[Entries from a dataset]
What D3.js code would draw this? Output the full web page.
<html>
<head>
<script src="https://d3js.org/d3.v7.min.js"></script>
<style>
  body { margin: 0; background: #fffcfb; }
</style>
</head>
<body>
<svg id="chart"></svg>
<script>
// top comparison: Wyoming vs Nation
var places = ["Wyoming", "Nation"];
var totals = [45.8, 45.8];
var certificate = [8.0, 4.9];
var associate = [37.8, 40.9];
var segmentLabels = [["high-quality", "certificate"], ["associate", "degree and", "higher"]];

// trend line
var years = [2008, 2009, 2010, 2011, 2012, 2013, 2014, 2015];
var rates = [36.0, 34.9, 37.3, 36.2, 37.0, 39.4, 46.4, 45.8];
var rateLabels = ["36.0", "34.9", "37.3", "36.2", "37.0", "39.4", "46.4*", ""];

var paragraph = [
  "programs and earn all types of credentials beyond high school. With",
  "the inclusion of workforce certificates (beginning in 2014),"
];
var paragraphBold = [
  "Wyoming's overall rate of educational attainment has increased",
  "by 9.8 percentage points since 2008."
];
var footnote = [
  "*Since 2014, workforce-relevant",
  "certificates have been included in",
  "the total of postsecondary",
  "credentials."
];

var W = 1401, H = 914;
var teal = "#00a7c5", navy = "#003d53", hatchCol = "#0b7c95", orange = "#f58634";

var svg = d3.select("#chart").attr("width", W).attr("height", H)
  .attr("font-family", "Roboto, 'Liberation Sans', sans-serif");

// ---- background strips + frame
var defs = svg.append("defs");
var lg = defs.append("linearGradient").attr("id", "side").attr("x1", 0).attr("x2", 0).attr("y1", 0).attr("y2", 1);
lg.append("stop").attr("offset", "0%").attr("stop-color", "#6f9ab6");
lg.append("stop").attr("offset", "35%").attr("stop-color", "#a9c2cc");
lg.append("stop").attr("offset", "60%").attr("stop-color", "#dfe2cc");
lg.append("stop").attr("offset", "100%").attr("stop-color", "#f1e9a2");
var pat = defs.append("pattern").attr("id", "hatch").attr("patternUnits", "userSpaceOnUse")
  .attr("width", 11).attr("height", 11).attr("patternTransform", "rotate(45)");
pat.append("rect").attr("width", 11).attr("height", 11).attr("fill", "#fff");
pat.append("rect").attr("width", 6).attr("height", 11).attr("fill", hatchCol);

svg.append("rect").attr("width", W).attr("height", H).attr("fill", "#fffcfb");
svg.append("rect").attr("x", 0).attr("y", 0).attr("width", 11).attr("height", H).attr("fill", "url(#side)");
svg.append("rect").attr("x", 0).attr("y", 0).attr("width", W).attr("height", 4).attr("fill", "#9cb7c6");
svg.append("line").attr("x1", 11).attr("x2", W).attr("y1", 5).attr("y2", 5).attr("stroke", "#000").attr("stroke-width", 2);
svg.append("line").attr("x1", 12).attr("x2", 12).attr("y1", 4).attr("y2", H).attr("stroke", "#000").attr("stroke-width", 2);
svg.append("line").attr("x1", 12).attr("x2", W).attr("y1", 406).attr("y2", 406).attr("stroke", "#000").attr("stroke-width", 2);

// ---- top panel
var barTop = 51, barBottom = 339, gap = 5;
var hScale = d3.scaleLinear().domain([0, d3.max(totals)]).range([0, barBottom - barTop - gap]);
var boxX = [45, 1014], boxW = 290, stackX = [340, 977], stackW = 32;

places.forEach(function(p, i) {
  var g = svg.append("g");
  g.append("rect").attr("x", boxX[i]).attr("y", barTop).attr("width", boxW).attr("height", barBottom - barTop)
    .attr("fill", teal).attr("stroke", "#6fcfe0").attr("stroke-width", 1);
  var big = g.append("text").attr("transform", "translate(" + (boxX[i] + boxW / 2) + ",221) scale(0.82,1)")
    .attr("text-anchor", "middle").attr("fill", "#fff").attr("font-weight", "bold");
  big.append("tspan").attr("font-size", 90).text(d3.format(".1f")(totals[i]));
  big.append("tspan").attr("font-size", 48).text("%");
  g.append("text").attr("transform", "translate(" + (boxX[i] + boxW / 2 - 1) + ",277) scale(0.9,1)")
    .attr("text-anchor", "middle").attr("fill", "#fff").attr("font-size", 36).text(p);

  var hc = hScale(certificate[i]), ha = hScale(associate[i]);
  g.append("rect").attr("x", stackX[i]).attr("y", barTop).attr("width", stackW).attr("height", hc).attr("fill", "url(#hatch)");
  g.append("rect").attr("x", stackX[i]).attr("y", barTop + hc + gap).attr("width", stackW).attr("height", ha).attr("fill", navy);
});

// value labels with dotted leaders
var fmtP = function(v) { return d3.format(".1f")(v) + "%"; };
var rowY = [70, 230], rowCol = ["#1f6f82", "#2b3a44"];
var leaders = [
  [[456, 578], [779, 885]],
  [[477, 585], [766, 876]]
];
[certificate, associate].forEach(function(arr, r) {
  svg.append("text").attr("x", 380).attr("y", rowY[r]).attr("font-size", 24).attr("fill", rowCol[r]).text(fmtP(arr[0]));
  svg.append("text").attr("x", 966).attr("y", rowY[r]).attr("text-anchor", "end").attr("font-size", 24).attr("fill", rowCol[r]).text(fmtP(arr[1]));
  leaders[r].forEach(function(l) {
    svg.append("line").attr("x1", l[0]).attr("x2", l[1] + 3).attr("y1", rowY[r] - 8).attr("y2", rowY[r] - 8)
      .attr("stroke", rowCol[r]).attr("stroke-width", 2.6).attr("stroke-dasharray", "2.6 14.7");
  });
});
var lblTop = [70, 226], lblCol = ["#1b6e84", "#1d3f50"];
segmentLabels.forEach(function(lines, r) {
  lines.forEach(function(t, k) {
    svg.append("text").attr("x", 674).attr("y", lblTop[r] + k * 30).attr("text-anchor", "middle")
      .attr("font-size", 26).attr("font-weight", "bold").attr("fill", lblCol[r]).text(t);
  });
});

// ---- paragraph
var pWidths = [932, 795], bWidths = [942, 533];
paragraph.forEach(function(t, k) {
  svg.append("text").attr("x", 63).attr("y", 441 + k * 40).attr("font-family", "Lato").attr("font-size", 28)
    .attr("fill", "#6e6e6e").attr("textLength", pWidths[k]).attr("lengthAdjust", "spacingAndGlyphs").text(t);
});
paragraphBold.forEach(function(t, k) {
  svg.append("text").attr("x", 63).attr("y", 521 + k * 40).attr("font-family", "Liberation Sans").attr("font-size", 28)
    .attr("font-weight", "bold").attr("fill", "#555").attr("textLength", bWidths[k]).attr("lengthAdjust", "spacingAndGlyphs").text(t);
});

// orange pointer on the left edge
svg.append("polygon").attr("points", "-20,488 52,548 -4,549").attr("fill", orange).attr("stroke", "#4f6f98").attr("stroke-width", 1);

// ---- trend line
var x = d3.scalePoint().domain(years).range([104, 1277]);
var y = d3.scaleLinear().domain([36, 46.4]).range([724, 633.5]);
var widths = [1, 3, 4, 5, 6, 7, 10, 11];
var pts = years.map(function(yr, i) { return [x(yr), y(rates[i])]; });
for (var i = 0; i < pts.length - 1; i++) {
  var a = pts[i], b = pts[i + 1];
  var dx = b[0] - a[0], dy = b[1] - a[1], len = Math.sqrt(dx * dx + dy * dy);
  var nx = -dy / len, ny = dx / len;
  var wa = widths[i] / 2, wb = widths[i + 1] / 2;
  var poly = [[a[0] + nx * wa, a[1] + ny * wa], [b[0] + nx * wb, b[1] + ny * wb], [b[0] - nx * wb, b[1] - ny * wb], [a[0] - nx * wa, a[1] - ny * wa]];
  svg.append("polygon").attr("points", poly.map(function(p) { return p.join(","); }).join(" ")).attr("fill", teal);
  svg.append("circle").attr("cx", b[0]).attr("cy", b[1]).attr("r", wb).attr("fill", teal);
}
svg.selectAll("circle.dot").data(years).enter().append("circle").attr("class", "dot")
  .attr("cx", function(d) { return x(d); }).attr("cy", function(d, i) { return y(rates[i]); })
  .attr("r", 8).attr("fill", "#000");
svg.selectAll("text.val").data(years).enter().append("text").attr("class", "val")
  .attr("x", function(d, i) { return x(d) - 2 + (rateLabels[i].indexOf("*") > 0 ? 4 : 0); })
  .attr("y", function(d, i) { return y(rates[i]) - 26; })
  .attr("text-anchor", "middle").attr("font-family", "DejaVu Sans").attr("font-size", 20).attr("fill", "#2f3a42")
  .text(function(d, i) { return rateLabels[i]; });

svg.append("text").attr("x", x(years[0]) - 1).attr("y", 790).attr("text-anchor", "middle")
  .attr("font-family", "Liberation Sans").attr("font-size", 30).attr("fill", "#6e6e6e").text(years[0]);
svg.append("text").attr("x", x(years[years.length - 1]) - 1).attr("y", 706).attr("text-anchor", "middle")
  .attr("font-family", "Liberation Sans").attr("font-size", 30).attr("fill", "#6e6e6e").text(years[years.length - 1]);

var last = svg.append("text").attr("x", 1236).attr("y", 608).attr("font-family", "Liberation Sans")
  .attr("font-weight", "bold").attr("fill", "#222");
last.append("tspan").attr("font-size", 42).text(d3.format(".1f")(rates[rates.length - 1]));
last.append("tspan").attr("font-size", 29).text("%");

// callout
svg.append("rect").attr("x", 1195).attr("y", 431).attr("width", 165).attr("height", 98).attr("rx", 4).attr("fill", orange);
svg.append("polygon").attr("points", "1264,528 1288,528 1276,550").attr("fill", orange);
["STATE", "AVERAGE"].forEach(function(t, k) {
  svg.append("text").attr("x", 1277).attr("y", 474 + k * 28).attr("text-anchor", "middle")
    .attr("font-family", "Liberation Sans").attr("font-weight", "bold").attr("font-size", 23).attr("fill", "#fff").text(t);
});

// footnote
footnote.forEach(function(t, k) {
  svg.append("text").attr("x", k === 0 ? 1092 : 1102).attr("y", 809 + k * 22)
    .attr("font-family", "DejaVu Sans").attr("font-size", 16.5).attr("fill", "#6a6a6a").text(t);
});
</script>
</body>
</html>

---

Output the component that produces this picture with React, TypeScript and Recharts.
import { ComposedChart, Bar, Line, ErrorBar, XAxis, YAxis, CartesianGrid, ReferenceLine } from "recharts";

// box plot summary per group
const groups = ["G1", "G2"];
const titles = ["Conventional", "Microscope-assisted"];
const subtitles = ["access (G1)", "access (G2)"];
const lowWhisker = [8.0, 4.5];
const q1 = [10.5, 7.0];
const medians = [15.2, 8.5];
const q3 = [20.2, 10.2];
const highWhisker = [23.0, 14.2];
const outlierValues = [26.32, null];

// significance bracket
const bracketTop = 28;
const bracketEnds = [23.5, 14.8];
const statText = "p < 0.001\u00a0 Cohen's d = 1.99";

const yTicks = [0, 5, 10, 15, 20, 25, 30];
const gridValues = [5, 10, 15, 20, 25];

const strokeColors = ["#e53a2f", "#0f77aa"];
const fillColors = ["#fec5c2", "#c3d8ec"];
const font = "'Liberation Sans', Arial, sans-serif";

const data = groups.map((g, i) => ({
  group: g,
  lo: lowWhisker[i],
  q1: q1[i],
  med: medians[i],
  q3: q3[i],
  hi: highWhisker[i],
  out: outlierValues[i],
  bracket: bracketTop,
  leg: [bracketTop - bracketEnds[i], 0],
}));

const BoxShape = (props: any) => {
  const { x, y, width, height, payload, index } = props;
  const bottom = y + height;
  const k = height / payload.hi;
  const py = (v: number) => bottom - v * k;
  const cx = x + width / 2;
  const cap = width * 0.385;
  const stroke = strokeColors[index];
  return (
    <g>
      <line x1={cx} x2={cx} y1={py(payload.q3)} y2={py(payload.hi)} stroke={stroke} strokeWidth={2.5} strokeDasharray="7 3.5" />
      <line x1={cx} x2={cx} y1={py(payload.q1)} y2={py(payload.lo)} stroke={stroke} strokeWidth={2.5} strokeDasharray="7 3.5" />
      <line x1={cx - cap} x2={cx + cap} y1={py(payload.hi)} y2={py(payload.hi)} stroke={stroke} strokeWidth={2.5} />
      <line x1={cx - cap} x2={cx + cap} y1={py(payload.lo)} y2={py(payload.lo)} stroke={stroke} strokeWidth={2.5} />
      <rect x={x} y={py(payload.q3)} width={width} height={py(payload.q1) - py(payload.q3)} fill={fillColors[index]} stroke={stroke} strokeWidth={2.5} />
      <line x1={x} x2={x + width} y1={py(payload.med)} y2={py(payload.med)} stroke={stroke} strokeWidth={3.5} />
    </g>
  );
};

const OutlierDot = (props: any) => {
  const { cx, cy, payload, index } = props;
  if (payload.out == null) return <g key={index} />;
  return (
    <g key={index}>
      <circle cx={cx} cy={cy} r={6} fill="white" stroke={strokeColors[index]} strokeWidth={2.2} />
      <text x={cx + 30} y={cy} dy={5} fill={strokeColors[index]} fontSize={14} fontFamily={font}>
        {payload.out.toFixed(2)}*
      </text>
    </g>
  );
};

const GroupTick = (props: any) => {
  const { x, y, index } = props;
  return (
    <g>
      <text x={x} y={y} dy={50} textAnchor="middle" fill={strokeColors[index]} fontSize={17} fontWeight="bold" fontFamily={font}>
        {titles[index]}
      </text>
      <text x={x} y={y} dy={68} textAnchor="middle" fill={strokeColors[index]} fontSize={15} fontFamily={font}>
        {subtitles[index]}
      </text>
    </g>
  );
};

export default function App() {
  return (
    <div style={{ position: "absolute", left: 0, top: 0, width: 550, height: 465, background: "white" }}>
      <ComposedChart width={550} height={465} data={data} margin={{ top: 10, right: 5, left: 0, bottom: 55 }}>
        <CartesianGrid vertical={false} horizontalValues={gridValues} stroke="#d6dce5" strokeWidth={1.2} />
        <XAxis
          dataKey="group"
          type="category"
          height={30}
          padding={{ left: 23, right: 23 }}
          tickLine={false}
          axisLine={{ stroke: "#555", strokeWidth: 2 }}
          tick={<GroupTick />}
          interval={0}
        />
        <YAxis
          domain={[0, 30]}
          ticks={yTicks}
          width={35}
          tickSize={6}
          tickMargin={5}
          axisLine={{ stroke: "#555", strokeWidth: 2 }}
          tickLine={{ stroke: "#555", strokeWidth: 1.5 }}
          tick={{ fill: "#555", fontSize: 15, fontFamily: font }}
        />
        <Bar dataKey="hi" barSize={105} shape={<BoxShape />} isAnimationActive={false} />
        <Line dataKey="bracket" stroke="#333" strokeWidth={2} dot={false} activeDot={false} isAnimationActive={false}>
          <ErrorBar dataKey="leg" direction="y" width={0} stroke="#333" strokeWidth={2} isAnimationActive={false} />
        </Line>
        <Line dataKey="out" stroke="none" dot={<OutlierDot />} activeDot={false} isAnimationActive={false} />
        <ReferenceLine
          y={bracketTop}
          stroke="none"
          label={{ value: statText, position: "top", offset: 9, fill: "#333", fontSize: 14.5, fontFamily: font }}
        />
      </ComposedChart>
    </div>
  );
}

▶ OBJECTIVE
Go through the material above and output exactly the lines from the one containing "Output the component" through the one containing "const gridValues = [5, 10, 15, 20, 25];".

▶ TASK RESULT
Output the component that produces this picture with React, TypeScript and Recharts.
import { ComposedChart, Bar, Line, ErrorBar, XAxis, YAxis, CartesianGrid, ReferenceLine } from "recharts";

// box plot summary per group
const groups = ["G1", "G2"];
const titles = ["Conventional", "Microscope-assisted"];
const subtitles = ["access (G1)", "access (G2)"];
const lowWhisker = [8.0, 4.5];
const q1 = [10.5, 7.0];
const medians = [15.2, 8.5];
const q3 = [20.2, 10.2];
const highWhisker = [23.0, 14.2];
const outlierValues = [26.32, null];

// significance bracket
const bracketTop = 28;
const bracketEnds = [23.5, 14.8];
const statText = "p < 0.001\u00a0 Cohen's d = 1.99";

const yTicks = [0, 5, 10, 15, 20, 25, 30];
const gridValues = [5, 10, 15, 20, 25];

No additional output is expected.